I spent time with someone recently who told me he doesn’t see any reason to belong to a religious community.  This person has a demanding job, so on Sundays he likes to sit at home and take it easy.  It’s not that he’s anti-religious or anything.  I believe he’d agree with the renowned American theologian John Lennon, and be for “Whatever gets you through the night.”  In other words, he’d agree that most folks need something.  So, if some people want to get all gussied-up and come to church, and listen to some churchy music, and be reassured about the nature of God and life – and that helps them – great.  If other people want to do it with coffee and the newspaper, or a cigarette, or on the back of a motorcycle or whatever, that’s great too.  The underlying question is really whether religion is culturally relevant or just a nice, kind of old-fashioned thing to do.

Of course, if you’re sitting in the congregation this morning, you probably know something about how being a part of a church adds value to your individual life.  We could talk about intellectual stimulation, a sense of community, religious education for our children, help in times of crisis, opportunities to offer service to others, rituals of birth, marriage and death, spiritual practices, support groups, a chance to hear innovative rap music, and many other personal benefits of being part of a church.  But can we make a serious argument about cultural relevance?  I mean, who are we, to shape the values of our culture?
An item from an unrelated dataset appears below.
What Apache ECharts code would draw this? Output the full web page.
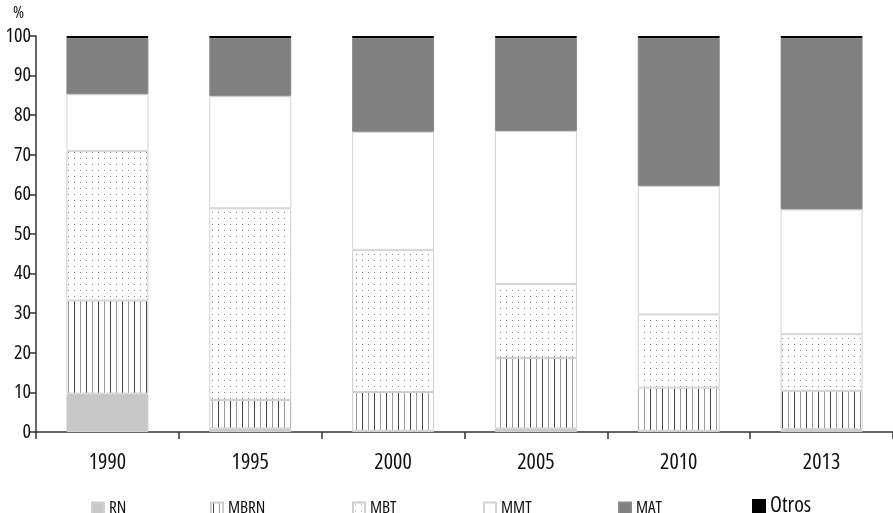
<!DOCTYPE html>
<html><head><meta charset="utf-8">
<script src="https://cdn.jsdelivr.net/npm/echarts@6/dist/echarts.min.js"></script>
<style>html,body{margin:0;padding:0;background:#fff}#c{width:893px;height:513px}</style>
</head><body><div id="c"></div>
<script>
(function(){
  var d=Object.getOwnPropertyDescriptor(CanvasRenderingContext2D.prototype,'font');
  if(d&&d.set&&('fontStretch' in CanvasRenderingContext2D.prototype)){
    Object.defineProperty(CanvasRenderingContext2D.prototype,'font',{configurable:true,
      get:d.get,set:function(v){d.set.call(this,v);try{this.fontStretch='condensed';}catch(e){}}});
  }
})();
var categories = ['1990','1995','2000','2005','2010','2013'];
var RN    = [9.7, 0.9, 0.3, 0.9, 0.3, 0.7];
var MBRN  = [23.5, 7.2, 9.8, 17.8, 10.9, 9.7];
var MBT   = [37.8, 48.4, 35.9, 18.7, 18.5, 14.3];
var MMT   = [14.3, 28.3, 29.8, 38.6, 32.4, 31.5];
var MAT   = [14.2, 14.7, 23.7, 23.5, 37.4, 43.3];
var Otros = [0.5, 0.5, 0.5, 0.5, 0.5, 0.5];
var legendNames = ['RN','MBRN','MBT','MMT','MAT','Otros'];

function makeLines(){
  var c=document.createElement('canvas');c.width=12;c.height=12;
  var g=c.getContext('2d');g.fillStyle='#fff';g.fillRect(0,0,12,12);
  g.fillStyle='#444';g.fillRect(2,0,1,12);
  g.fillStyle='#9a9a9a';g.fillRect(8,0,1,12);
  return c;
}
function makeDots(){
  var c=document.createElement('canvas');c.width=6;c.height=6;
  var g=c.getContext('2d');g.fillStyle='#fff';g.fillRect(0,0,6,6);
  g.fillStyle='#888';g.fillRect(2,2,1,1);
  return c;
}
var FONT = '"Open Sans","DejaVu Sans",sans-serif';
var chart = echarts.init(document.getElementById('c'));
function ser(name,data,color,border){
  return {name:name,type:'bar',stack:'s',data:data,barWidth:82,
    itemStyle:{color:color,borderColor:border,borderWidth:1},
    emphasis:{disabled:true}};
}
var series = [
  ser('RN',RN,'#c8c8c8','#d0d0d0'),
  ser('MBRN',MBRN,{image:makeLines(),repeat:'repeat'},'#cfcfcf'),
  ser('MBT',MBT,{image:makeDots(),repeat:'repeat'},'#cfcfcf'),
  ser('MMT',MMT,'#ffffff','#d4d4d4'),
  ser('MAT',MAT,'#808080','#8a8a8a'),
  ser('Otros',Otros,'#000000','#000000')
];
var lefts=[86,205,347,478,613,747];
var legends = legendNames.map(function(n,i){
  return {data:[n],left:lefts[i],top:n==='Otros'?490:495,itemWidth:12,itemHeight:12,itemGap:11,
    icon:'rect',selectedMode:false,
    textStyle:{fontFamily:FONT,fontSize:n==='Otros'?22:17,color:'#111'}};
});
chart.setOption({
  animation:false,
  grid:{left:36,right:0,top:36,bottom:81,outerBoundsMode:'none',containLabel:false},
  legend:legends,
  xAxis:{type:'category',data:categories,
    axisLine:{lineStyle:{color:'#333',width:1.5}},
    axisTick:{show:true,length:7,lineStyle:{color:'#333',width:1.5}},
    axisLabel:{fontFamily:FONT,fontSize:22,color:'#111',margin:20}},
  yAxis:{type:'value',min:0,max:100,interval:10,name:'%',
    nameLocation:'end',nameGap:14,
    nameTextStyle:{fontFamily:FONT,fontSize:17,color:'#111',align:'right',padding:[0,12,0,0]},
    splitLine:{show:false},
    axisLine:{show:true,lineStyle:{color:'#333',width:1.5}},
    axisTick:{show:true,length:7,lineStyle:{color:'#333',width:1.5}},
    axisLabel:{fontFamily:FONT,fontSize:20,color:'#111',margin:5}},
  series:series
});
</script></body></html>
Then again, think about Mary, the mother of Jesus.  She was a poor, simple woman, living in a remote town in some backwater of the Roman Empire.  She had no title, no status, no formal education.  When she found out she was to bear a son who was destined to change the world she must have wondered, “Who am I to be the mother of a new creation?”

We too, have to ask ourselves, who are we – to be bearers of a new creation?  Sure, we’re part of a very historic American church.  We trace our heritage back to the pilgrims and founding mothers and fathers of this nation.  And our churches include some of America’s landmark churches in Plymouth and Salem and Boston and Quincy and Concord.  But we’re a relatively small band of religious people.  I certainly don’t want tourists just driving past our churches taking pictures and saying that is the church of President John Adams and Susan B. Anthony, and Horace Mann, and Henry David Thoreau, and Louisa May Alcott and others.  I don’t want to be seen as some quaint little historic religious community in America.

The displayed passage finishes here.